Carson woke and listened to her sing about the women in skirts, and the man with long arms, and the chocolate that wasn’t
chocolate, and the birds that were not birds. A sharpness coursed throughout his body. Cold? Heat? He couldn’t tell. He remembered Marcy, the look in her eyes when she’d asked him to take her with him. He leaned forward onto his knees to steady himself.
When she finished singing, Rosie felt empty and numb from the cold and the story. She stood stiffly, her eyes red and frightened.
Carson reached for her and held her as the light changed and made the trees grow thicker and dark. He remembered the way Jonathan Blue’s eyes had squinted into thin blue lines. He remembered the prairie dog on Blue’s lap. He remembered how he’d felt put off and comforted by the preacher all at once. Blue. This complicated man and his “civilization upgrade.” And now Rosie’s account. The preacher had done himself in. Or had he ascended, after all?
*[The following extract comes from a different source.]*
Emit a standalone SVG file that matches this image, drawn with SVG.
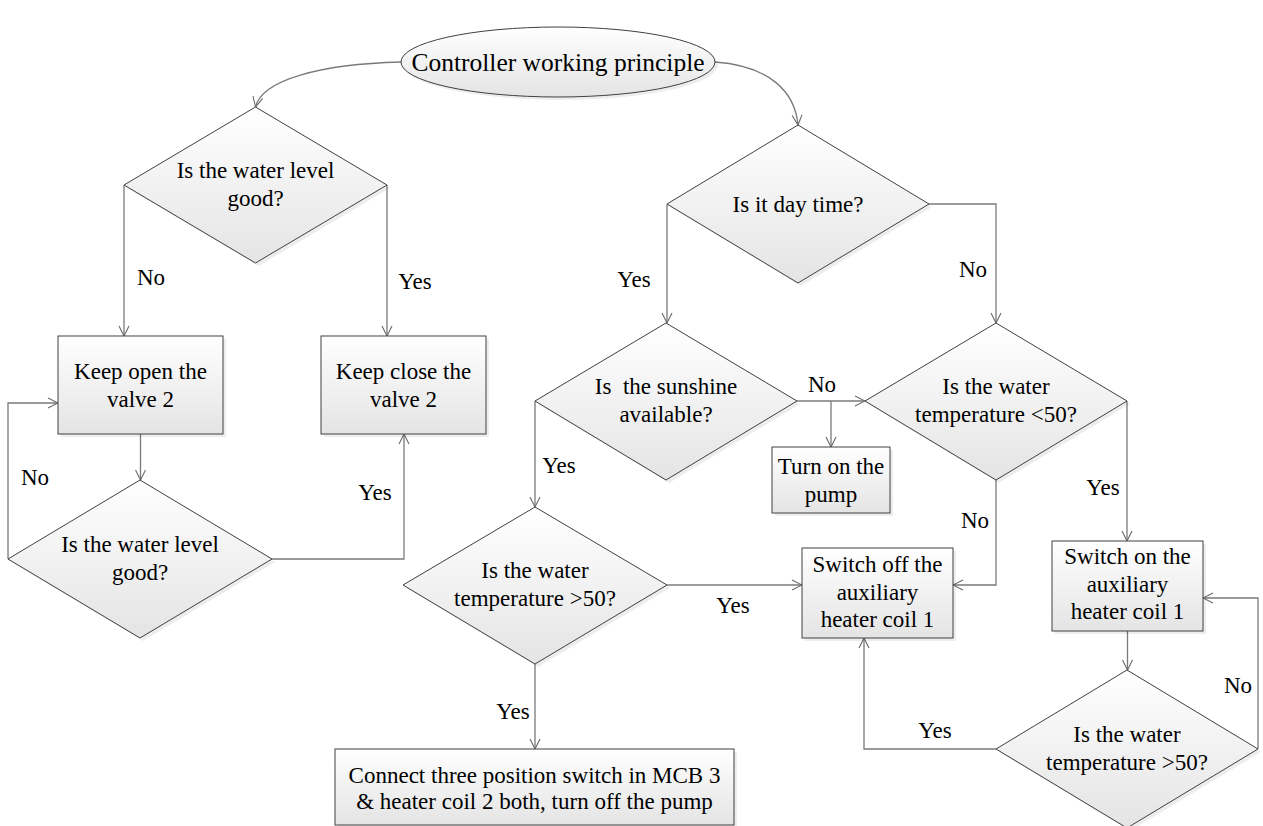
<svg xmlns="http://www.w3.org/2000/svg" width="1263" height="826" viewBox="0 0 1263 826">
<style>
  text { font-family: "Liberation Serif", "Times New Roman", "DejaVu Serif", serif; font-size: 23px; fill: #000; text-anchor: middle; }
  .n { fill: url(#g); stroke: #404040; stroke-width: 1; }
  .sh { fill: #000; opacity: 0.07; }
  .c { fill: none; stroke: #7a7a7a; stroke-width: 1.3; marker-end: url(#a); }
</style>
<defs>
  <linearGradient id="g" x1="0" y1="0" x2="0" y2="1">
    <stop offset="0" stop-color="#ffffff"/>
    <stop offset="1" stop-color="#e4e4e4"/>
  </linearGradient>
  <marker id="a" viewBox="0 0 12 12" refX="11" refY="6" markerWidth="12" markerHeight="12" markerUnits="userSpaceOnUse" orient="auto">
    <path d="M1,1 L11,6 L1,11" fill="none" stroke="#6a6a6a" stroke-width="1.1"/>
  </marker>
</defs>
<rect width="1263" height="826" fill="#ffffff"/>

<g id="connectors">
  <path class="c" d="M401,62 C320,64 262,80 255.5,107"/>
  <path class="c" d="M715,62 C770,66 795,92 798,125"/>
  <path class="c" d="M124,185 V336"/>
  <path class="c" d="M387,185 V336"/>
  <path class="c" d="M140.5,434 V480"/>
  <path class="c" d="M8,559 V403 H58"/>
  <path class="c" d="M272,559 H404 V434"/>
  <path class="c" d="M667,204 V323"/>
  <path class="c" d="M929,204 H996 V323"/>
  <path class="c" d="M797,401 H865"/>
  <path class="c" d="M831,401 V447"/>
  <path class="c" d="M535,401 V507"/>
  <path class="c" d="M1127,401 V541"/>
  <path class="c" d="M996,480 V585 H953"/>
  <path class="c" d="M667,585 H802"/>
  <path class="c" d="M535,664 V749"/>
  <path class="c" d="M1127.5,631 V670"/>
  <path class="c" d="M1258,749 V598 H1203"/>
  <path class="c" d="M996,749 H864 V638"/>
</g>

<g id="labels">
  <text x="151" y="285">No</text>
  <text x="415" y="289">Yes</text>
  <text x="35" y="485">No</text>
  <text x="375" y="500">Yes</text>
  <text x="634" y="287">Yes</text>
  <text x="973" y="277">No</text>
  <text x="822" y="392">No</text>
  <text x="559" y="473">Yes</text>
  <text x="1103" y="495">Yes</text>
  <text x="975" y="528">No</text>
  <text x="733" y="613">Yes</text>
  <text x="513" y="719">Yes</text>
  <text x="1238" y="693">No</text>
  <text x="935" y="738">Yes</text>
</g>

<g id="start">
  <ellipse class="sh" cx="561" cy="65" rx="157" ry="35"/>
  <ellipse class="n" cx="558" cy="62" rx="157" ry="35"/>
  <text x="558" y="71" style="font-size:25.5px">Controller working principle</text>
</g>

<g id="d1">
  <polygon class="sh" points="258.5,110 390,188 258.5,266 127,188"/>
  <polygon class="n" points="255.5,107 387,185 255.5,263 124,185"/>
  <text x="255.5" y="178">Is the water level</text>
  <text x="255.5" y="206">good?</text>
</g>

<g id="openValve">
  <rect class="sh" x="61" y="339" width="165" height="98"/>
  <rect class="n" x="58" y="336" width="165" height="98"/>
  <text x="140.5" y="379">Keep open the</text>
  <text x="140.5" y="407">valve 2</text>
</g>

<g id="closeValve">
  <rect class="sh" x="324" y="339" width="165" height="98"/>
  <rect class="n" x="321" y="336" width="165" height="98"/>
  <text x="403.5" y="379">Keep close the</text>
  <text x="403.5" y="407">valve 2</text>
</g>

<g id="d2">
  <polygon class="sh" points="143,483 275,562 143,641 11,562"/>
  <polygon class="n" points="140,480 272,559 140,638 8,559"/>
  <text x="140" y="552">Is the water level</text>
  <text x="140" y="580">good?</text>
</g>

<g id="d3">
  <polygon class="sh" points="801,128 932,207 801,286 670,207"/>
  <polygon class="n" points="798,125 929,204 798,283 667,204"/>
  <text x="798" y="212">Is it day time?</text>
</g>

<g id="d4">
  <polygon class="sh" points="669,326 800,404 669,483 538,404"/>
  <polygon class="n" points="666,323 797,401 666,480 535,401"/>
  <text x="666" y="394" xml:space="preserve">Is  the sunshine</text>
  <text x="666" y="422">available?</text>
</g>

<g id="d5">
  <polygon class="sh" points="999,326 1130,404 999,483 868,404"/>
  <polygon class="n" points="996,323 1127,401 996,480 865,401"/>
  <text x="996" y="394">Is the water</text>
  <text x="996" y="422">temperature &lt;50?</text>
</g>

<g id="pump">
  <rect class="sh" x="775" y="450" width="118" height="66"/>
  <rect class="n" x="772" y="447" width="118" height="66"/>
  <text x="831" y="474">Turn on the</text>
  <text x="831" y="502">pump</text>
</g>

<g id="d6">
  <polygon class="sh" points="538,510 670,588 538,667 406,588"/>
  <polygon class="n" points="535,507 667,585 535,664 403,585"/>
  <text x="535" y="578">Is the water</text>
  <text x="535" y="606">temperature &gt;50?</text>
</g>

<g id="switchOff">
  <rect class="sh" x="805" y="551" width="151" height="90"/>
  <rect class="n" x="802" y="548" width="151" height="90"/>
  <text x="877.5" y="572">Switch off the</text>
  <text x="877.5" y="600">auxiliary</text>
  <text x="877.5" y="627">heater coil 1</text>
</g>

<g id="switchOn">
  <rect class="sh" x="1055" y="544" width="151" height="90"/>
  <rect class="n" x="1052" y="541" width="151" height="90"/>
  <text x="1127.5" y="564">Switch on the</text>
  <text x="1127.5" y="592">auxiliary</text>
  <text x="1127.5" y="619">heater coil 1</text>
</g>

<g id="d7">
  <polygon class="sh" points="1130,673 1261,752 1130,831 999,752"/>
  <polygon class="n" points="1127,670 1258,749 1127,828 996,749"/>
  <text x="1127" y="742">Is the water</text>
  <text x="1127" y="770">temperature &gt;50?</text>
</g>

<g id="final">
  <rect class="sh" x="338" y="752" width="399" height="76"/>
  <rect class="n" x="335" y="749" width="399" height="76"/>
  <text x="534.5" y="783">Connect three position switch in MCB 3</text>
  <text x="534.5" y="809">&amp; heater coil 2 both, turn off the pump</text>
</g>
</svg>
He held Rosie a little longer, and then it seemed like the thing to do was to walk, to put themselves in gentle, steady motion and let the losses inside them shift and move and find a bearable placement. They went to the dirt road, past the truck, their steps slow and synchronized. The breeze hummed through the pines, and every now and then, branches knocked and creaked. They walked the length of the dirt road to the highway, where Felix’s shirt still hung.
In the distance, they could see a large, bruise-like cloud. Carson felt a shiver up his legs. As great as Felix’s truck, Daisy, was, she did not have four-wheel drive to navigate slippery roads, even if it was all downhill from here. A breeze picked up, lifting Rosie’s hair and fanning Felix’s shirt against the tree. Carson gestured to the cloud. “When it comes, that will be snow. We need to go soon. We’ll put your bike in the truck, okay?”
Rosie nodded.
Once they were inside the truck and moving west down the mountain, Carson told Rosie where he was going and how he’d gotten that far. He told her about Ayo and the railroad and the jungles, and about his trying to capture history right while it was happening so that people could learn from it, so that maybe someday he could teach it. He told her about the people who’d helped him, all that kindness and luck, and about the close calls, and how his time in the cabin was the closest of them all.